▸ **GIVEN PROBLEM**:
Single out the lines of the material that contain "Clone" and copy them.

▸ **RAW DATA**:
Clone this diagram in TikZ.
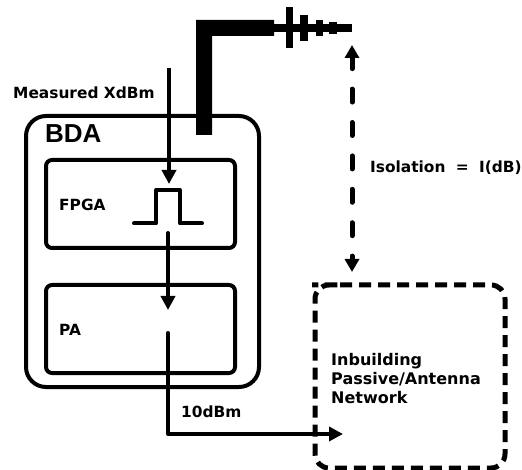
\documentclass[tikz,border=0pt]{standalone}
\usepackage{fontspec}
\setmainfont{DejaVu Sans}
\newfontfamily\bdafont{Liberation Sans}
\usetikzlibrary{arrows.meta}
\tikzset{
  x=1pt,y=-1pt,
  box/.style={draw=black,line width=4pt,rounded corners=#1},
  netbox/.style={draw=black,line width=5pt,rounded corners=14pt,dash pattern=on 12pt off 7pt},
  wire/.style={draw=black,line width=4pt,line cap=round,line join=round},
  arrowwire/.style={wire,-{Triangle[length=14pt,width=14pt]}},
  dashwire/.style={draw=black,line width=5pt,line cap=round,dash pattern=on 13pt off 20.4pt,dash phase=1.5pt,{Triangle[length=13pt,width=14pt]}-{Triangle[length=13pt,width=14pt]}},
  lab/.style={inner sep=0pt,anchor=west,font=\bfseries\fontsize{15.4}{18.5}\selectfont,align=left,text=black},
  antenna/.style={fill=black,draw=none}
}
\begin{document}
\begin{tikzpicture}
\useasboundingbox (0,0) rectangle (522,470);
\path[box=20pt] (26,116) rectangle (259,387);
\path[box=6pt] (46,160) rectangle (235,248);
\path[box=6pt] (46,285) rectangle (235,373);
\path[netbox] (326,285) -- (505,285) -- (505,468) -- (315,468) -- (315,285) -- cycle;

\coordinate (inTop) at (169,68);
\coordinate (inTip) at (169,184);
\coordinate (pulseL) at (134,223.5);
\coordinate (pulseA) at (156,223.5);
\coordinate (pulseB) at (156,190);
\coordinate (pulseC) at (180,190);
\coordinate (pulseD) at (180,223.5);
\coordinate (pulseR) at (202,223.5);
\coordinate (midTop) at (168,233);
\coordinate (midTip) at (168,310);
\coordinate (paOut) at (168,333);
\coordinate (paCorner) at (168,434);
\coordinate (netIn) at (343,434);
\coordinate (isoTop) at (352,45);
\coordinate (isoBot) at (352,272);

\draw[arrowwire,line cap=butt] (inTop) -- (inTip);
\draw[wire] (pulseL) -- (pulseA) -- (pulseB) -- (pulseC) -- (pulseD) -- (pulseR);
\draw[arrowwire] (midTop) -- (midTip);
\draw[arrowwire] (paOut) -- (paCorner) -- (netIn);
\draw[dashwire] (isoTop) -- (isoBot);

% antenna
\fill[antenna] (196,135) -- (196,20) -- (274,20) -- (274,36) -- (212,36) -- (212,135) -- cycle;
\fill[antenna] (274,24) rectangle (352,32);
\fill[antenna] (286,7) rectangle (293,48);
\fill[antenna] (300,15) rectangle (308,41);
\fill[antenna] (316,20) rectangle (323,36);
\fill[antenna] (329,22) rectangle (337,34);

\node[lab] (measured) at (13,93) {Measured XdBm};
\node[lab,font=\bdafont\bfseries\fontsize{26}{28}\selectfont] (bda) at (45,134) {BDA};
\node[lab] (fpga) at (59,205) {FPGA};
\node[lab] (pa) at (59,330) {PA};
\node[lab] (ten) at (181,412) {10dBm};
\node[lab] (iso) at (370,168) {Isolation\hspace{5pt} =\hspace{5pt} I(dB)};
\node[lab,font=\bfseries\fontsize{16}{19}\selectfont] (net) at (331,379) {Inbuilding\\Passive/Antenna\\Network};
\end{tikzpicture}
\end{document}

--

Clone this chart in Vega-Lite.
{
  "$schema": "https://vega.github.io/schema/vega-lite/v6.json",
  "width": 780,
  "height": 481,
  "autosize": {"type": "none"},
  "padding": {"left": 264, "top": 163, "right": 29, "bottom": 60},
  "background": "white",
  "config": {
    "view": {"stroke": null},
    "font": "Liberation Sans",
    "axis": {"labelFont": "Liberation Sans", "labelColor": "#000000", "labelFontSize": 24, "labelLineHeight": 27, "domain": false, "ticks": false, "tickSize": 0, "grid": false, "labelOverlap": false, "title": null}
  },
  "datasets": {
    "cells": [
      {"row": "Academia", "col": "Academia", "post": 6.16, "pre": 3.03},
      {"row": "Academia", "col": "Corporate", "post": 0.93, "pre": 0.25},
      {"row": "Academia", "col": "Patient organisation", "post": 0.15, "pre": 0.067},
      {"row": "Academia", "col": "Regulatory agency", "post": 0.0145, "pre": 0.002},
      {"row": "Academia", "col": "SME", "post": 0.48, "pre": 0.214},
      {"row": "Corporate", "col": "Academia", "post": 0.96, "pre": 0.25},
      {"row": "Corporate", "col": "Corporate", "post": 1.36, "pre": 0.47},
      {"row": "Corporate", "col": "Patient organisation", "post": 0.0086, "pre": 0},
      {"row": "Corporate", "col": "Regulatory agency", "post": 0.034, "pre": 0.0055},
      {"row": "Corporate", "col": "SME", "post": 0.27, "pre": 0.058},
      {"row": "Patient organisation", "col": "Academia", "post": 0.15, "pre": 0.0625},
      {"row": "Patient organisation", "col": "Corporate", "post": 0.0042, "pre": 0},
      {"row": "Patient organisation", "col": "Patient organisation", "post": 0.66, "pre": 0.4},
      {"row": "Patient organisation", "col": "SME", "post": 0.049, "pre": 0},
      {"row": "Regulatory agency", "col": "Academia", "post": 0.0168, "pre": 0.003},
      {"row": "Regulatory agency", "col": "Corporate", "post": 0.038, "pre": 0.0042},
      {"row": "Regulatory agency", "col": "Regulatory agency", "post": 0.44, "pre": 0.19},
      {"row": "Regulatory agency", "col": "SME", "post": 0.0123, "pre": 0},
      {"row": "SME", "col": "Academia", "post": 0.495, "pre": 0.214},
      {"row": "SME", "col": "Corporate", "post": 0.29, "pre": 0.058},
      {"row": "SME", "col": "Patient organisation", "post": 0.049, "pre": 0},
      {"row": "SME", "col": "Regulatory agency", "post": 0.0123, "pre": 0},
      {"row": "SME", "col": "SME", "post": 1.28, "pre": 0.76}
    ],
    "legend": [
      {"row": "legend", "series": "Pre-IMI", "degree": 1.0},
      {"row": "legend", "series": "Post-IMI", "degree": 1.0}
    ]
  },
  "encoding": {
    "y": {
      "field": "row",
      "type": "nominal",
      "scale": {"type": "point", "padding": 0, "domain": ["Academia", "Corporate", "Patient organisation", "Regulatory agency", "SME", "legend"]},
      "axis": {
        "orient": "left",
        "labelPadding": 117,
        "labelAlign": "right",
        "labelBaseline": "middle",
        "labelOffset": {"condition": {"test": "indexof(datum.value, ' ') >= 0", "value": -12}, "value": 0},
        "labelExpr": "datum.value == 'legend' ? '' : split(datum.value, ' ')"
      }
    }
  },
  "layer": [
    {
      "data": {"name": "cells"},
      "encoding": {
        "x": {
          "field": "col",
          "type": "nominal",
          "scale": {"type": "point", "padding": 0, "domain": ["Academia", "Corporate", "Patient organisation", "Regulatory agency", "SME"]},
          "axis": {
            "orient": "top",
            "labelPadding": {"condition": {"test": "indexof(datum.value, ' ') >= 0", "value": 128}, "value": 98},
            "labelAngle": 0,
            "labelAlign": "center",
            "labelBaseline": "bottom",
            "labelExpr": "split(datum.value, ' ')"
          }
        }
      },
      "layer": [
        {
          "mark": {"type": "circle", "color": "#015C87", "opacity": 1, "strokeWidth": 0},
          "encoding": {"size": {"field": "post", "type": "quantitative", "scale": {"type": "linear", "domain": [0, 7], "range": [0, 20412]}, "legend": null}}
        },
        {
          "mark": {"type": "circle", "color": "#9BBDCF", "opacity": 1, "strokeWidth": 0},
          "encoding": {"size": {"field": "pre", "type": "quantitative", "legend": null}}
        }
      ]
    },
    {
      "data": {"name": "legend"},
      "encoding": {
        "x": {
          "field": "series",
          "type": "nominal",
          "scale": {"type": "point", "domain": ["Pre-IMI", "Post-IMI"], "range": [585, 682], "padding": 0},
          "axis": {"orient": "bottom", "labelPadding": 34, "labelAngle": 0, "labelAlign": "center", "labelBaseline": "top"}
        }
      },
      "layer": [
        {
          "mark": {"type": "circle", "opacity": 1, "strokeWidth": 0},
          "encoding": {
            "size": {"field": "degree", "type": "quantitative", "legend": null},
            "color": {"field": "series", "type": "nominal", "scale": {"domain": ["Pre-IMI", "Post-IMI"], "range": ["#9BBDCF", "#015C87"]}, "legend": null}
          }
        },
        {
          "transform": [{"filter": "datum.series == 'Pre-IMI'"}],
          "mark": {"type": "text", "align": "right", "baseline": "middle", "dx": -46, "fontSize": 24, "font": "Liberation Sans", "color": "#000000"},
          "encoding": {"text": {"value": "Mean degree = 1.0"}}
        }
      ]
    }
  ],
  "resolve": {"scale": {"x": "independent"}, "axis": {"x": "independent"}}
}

▸ **TASK SOLUTION**:
Clone this diagram in TikZ.
Clone this chart in Vega-Lite.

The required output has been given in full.